■ EXERCISE ■
Write out the listing below exactly, and omit any images you find in it.

■ PROVIDED DATA ■
#####
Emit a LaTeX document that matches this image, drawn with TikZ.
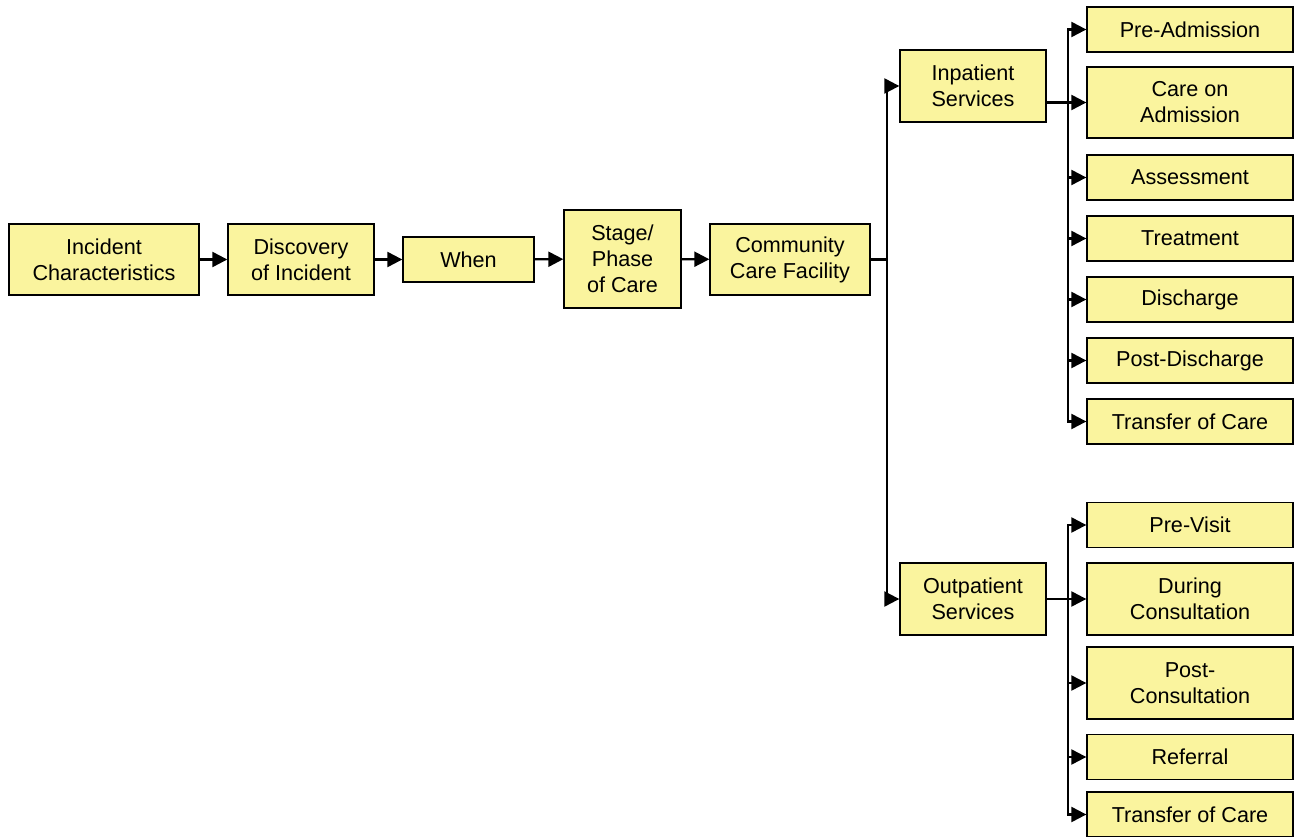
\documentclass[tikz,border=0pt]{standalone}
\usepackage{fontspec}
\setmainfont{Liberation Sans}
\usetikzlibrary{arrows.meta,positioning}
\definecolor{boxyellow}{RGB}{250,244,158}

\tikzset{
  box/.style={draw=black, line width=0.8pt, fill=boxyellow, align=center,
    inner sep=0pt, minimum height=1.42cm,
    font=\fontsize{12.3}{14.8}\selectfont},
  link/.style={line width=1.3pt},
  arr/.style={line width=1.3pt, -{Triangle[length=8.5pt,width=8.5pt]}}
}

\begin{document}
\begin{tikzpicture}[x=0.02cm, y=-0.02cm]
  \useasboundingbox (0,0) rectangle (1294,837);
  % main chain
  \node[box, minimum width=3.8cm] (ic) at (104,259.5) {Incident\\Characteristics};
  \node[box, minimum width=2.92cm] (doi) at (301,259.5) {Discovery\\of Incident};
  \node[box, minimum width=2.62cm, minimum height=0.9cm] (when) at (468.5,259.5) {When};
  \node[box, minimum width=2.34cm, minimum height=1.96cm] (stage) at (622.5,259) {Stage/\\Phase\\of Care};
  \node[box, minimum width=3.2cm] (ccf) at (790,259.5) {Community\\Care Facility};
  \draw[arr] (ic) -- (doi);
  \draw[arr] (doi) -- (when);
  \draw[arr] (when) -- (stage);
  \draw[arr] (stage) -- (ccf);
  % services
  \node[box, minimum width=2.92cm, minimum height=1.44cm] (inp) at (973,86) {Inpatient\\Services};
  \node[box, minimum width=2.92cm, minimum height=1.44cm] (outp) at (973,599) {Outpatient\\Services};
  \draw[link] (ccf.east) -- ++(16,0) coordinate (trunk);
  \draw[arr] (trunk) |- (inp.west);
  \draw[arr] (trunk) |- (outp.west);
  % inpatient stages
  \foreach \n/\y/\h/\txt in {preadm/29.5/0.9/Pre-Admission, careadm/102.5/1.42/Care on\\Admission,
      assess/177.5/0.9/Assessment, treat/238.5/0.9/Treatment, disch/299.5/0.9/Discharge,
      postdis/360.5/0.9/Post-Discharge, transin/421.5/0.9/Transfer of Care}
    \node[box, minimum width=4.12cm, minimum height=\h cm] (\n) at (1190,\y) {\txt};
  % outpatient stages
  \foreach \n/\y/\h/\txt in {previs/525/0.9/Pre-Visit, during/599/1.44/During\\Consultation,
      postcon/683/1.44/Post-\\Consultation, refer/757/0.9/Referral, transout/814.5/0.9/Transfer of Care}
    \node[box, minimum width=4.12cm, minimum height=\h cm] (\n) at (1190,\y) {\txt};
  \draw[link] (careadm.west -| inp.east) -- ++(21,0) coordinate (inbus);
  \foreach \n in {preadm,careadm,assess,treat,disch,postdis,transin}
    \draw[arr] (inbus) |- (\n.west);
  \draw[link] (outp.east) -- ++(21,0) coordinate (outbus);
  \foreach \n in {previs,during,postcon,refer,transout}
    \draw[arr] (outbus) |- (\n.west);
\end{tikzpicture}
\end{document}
#####
■ FINAL RESULT ■
Emit a LaTeX document that matches this image, drawn with TikZ.
\documentclass[tikz,border=0pt]{standalone}
\usepackage{fontspec}
\setmainfont{Liberation Sans}
\usetikzlibrary{arrows.meta,positioning}
\definecolor{boxyellow}{RGB}{250,244,158}

\tikzset{
  box/.style={draw=black, line width=0.8pt, fill=boxyellow, align=center,
    inner sep=0pt, minimum height=1.42cm,
    font=\fontsize{12.3}{14.8}\selectfont},
  link/.style={line width=1.3pt},
  arr/.style={line width=1.3pt, -{Triangle[length=8.5pt,width=8.5pt]}}
}

\begin{document}
\begin{tikzpicture}[x=0.02cm, y=-0.02cm]
  \useasboundingbox (0,0) rectangle (1294,837);
  % main chain
  \node[box, minimum width=3.8cm] (ic) at (104,259.5) {Incident\\Characteristics};
  \node[box, minimum width=2.92cm] (doi) at (301,259.5) {Discovery\\of Incident};
  \node[box, minimum width=2.62cm, minimum height=0.9cm] (when) at (468.5,259.5) {When};
  \node[box, minimum width=2.34cm, minimum height=1.96cm] (stage) at (622.5,259) {Stage/\\Phase\\of Care};
  \node[box, minimum width=3.2cm] (ccf) at (790,259.5) {Community\\Care Facility};
  \draw[arr] (ic) -- (doi);
  \draw[arr] (doi) -- (when);
  \draw[arr] (when) -- (stage);
  \draw[arr] (stage) -- (ccf);
  % services
  \node[box, minimum width=2.92cm, minimum height=1.44cm] (inp) at (973,86) {Inpatient\\Services};
  \node[box, minimum width=2.92cm, minimum height=1.44cm] (outp) at (973,599) {Outpatient\\Services};
  \draw[link] (ccf.east) -- ++(16,0) coordinate (trunk);
  \draw[arr] (trunk) |- (inp.west);
  \draw[arr] (trunk) |- (outp.west);
  % inpatient stages
  \foreach \n/\y/\h/\txt in {preadm/29.5/0.9/Pre-Admission, careadm/102.5/1.42/Care on\\Admission,
      assess/177.5/0.9/Assessment, treat/238.5/0.9/Treatment, disch/299.5/0.9/Discharge,
      postdis/360.5/0.9/Post-Discharge, transin/421.5/0.9/Transfer of Care}
    \node[box, minimum width=4.12cm, minimum height=\h cm] (\n) at (1190,\y) {\txt};
  % outpatient stages
  \foreach \n/\y/\h/\txt in {previs/525/0.9/Pre-Visit, during/599/1.44/During\\Consultation,
      postcon/683/1.44/Post-\\Consultation, refer/757/0.9/Referral, transout/814.5/0.9/Transfer of Care}
    \node[box, minimum width=4.12cm, minimum height=\h cm] (\n) at (1190,\y) {\txt};
  \draw[link] (careadm.west -| inp.east) -- ++(21,0) coordinate (inbus);
  \foreach \n in {preadm,careadm,assess,treat,disch,postdis,transin}
    \draw[arr] (inbus) |- (\n.west);
  \draw[link] (outp.east) -- ++(21,0) coordinate (outbus);
  \foreach \n in {previs,during,postcon,refer,transout}
    \draw[arr] (outbus) |- (\n.west);
\end{tikzpicture}
\end{document}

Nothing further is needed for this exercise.